— start —

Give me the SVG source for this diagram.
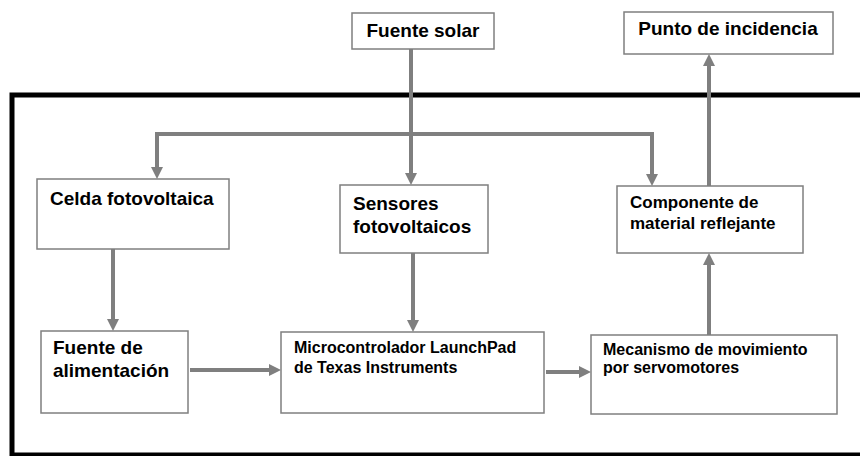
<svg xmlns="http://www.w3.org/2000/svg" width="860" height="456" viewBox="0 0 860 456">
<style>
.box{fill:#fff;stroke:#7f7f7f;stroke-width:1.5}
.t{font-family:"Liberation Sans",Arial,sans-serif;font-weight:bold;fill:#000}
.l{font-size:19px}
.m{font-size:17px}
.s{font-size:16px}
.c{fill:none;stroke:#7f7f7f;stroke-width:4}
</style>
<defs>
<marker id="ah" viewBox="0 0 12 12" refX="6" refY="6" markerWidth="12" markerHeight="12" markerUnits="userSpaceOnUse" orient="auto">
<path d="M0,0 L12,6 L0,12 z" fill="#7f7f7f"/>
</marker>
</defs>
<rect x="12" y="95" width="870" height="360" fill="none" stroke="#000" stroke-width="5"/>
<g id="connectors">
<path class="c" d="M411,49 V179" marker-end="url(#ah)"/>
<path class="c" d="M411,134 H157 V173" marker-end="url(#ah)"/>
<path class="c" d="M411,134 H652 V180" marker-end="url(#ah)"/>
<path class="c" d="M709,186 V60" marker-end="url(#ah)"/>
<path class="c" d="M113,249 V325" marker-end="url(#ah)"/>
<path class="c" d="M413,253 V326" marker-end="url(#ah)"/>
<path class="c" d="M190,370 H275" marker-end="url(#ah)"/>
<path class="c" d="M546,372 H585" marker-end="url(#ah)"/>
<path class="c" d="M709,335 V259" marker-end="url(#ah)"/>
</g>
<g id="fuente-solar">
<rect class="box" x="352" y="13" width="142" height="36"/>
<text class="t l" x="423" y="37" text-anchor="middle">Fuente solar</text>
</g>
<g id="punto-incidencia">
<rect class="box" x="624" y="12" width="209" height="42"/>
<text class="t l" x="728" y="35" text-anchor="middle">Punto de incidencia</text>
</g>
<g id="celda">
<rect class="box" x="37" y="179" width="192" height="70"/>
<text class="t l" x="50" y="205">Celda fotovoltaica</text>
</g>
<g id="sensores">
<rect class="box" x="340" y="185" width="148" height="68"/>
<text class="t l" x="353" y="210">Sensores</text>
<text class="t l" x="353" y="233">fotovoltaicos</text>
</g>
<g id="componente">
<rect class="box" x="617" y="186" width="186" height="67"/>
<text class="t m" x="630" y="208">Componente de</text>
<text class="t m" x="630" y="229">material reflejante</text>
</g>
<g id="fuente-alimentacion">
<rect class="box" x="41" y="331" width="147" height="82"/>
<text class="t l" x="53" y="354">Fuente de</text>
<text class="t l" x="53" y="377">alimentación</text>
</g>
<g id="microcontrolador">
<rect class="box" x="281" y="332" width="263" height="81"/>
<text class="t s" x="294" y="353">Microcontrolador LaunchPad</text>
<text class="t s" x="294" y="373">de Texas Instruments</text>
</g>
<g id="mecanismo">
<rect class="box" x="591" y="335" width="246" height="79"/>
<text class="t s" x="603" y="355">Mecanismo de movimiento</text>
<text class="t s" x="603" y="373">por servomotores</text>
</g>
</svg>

— end —
— start —

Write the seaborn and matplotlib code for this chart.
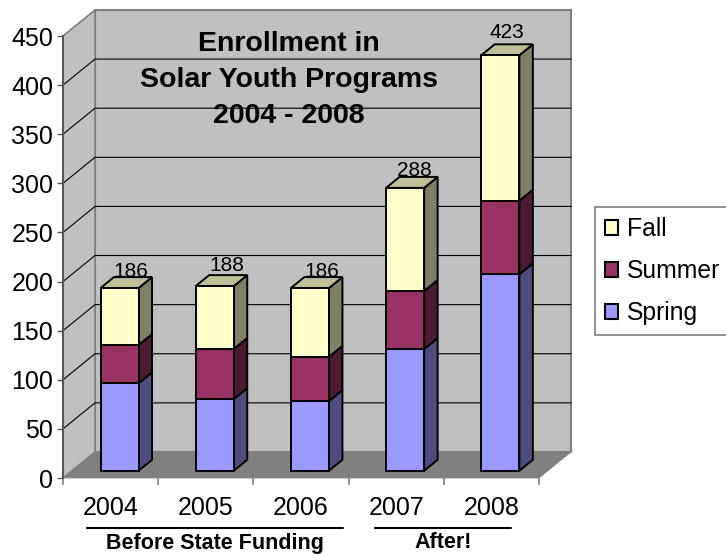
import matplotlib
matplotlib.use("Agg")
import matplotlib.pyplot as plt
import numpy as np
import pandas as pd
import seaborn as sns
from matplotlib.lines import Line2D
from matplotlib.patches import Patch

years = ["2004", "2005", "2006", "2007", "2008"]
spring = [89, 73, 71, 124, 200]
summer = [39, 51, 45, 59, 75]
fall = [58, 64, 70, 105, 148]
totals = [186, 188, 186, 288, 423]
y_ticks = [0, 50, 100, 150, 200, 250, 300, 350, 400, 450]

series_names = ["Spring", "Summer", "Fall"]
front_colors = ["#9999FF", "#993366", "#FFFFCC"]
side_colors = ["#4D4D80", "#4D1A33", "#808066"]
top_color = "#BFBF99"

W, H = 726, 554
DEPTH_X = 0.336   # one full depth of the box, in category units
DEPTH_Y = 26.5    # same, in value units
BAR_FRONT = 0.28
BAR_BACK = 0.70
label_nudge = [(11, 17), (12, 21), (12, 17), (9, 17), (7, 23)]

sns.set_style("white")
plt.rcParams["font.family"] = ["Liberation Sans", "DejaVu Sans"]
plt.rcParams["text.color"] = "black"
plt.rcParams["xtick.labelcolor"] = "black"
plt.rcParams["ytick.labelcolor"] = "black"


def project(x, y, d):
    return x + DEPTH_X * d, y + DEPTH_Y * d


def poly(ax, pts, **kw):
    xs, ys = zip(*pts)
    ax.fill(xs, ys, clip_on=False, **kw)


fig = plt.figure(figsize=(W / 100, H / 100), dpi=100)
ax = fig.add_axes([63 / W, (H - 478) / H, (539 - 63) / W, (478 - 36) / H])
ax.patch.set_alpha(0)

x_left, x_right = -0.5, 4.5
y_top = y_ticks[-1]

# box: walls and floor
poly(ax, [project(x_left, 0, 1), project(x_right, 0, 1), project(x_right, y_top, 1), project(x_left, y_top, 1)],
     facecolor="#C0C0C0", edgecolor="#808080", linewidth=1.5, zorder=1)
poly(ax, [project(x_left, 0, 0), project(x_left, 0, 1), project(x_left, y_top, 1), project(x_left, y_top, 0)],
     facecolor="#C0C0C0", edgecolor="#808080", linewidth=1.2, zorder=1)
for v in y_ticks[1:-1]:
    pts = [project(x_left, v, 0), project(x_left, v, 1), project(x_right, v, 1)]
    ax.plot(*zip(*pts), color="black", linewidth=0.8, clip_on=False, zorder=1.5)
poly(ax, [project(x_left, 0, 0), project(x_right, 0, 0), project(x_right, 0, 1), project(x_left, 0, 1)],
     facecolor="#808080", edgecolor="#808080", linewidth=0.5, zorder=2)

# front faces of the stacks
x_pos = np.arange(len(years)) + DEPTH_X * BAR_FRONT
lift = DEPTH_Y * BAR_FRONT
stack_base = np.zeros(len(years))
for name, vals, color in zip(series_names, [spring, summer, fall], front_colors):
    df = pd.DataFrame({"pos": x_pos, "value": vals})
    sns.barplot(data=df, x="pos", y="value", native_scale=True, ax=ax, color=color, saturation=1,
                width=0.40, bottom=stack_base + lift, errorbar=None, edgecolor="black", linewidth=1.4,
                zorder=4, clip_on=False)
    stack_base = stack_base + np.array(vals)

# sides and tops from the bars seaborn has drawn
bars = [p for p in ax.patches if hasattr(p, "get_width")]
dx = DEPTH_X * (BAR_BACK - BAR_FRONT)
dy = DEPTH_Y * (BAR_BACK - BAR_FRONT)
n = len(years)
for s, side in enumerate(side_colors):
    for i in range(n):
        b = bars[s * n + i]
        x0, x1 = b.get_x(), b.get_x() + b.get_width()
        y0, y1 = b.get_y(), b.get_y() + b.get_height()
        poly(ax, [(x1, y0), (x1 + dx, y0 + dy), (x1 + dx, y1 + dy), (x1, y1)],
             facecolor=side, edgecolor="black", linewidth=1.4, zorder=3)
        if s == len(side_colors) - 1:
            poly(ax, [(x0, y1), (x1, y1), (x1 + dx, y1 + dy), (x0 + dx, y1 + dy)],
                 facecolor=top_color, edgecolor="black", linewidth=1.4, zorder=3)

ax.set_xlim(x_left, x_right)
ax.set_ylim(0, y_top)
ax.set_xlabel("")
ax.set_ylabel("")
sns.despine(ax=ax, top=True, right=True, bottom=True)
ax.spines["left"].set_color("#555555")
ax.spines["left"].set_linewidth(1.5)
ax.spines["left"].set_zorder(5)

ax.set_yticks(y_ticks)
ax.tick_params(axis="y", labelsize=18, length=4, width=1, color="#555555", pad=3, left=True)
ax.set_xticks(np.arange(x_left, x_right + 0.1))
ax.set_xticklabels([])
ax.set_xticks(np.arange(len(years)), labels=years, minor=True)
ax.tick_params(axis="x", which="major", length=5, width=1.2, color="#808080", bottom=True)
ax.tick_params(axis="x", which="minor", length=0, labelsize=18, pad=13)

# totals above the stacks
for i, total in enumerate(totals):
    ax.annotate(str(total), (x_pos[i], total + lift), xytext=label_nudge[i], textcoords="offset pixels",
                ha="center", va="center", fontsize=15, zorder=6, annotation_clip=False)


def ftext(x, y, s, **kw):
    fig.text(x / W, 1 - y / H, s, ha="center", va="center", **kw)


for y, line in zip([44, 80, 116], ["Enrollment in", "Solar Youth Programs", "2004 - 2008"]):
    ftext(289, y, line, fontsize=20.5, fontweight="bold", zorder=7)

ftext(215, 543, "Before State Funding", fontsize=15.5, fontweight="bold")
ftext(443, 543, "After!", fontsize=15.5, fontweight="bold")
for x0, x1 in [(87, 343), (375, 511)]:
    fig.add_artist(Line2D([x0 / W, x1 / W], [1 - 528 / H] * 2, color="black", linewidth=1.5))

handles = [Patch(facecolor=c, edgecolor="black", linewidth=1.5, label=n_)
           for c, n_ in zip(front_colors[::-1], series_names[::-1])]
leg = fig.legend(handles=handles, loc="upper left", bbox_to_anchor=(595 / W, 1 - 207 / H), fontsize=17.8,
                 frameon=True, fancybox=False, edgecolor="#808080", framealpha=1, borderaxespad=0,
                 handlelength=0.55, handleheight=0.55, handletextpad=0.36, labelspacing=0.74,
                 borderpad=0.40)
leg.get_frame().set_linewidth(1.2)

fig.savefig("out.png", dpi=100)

— end —

### Requirements
From the records above, give again only the part that opens with the line containing "Write the seaborn" and closes with the line containing "350, 400, 450]". Keep both ends but drop the pictures.

### Task answer
Write the seaborn and matplotlib code for this chart.
import matplotlib
matplotlib.use("Agg")
import matplotlib.pyplot as plt
import numpy as np
import pandas as pd
import seaborn as sns
from matplotlib.lines import Line2D
from matplotlib.patches import Patch

years = ["2004", "2005", "2006", "2007", "2008"]
spring = [89, 73, 71, 124, 200]
summer = [39, 51, 45, 59, 75]
fall = [58, 64, 70, 105, 148]
totals = [186, 188, 186, 288, 423]
y_ticks = [0, 50, 100, 150, 200, 250, 300, 350, 400, 450]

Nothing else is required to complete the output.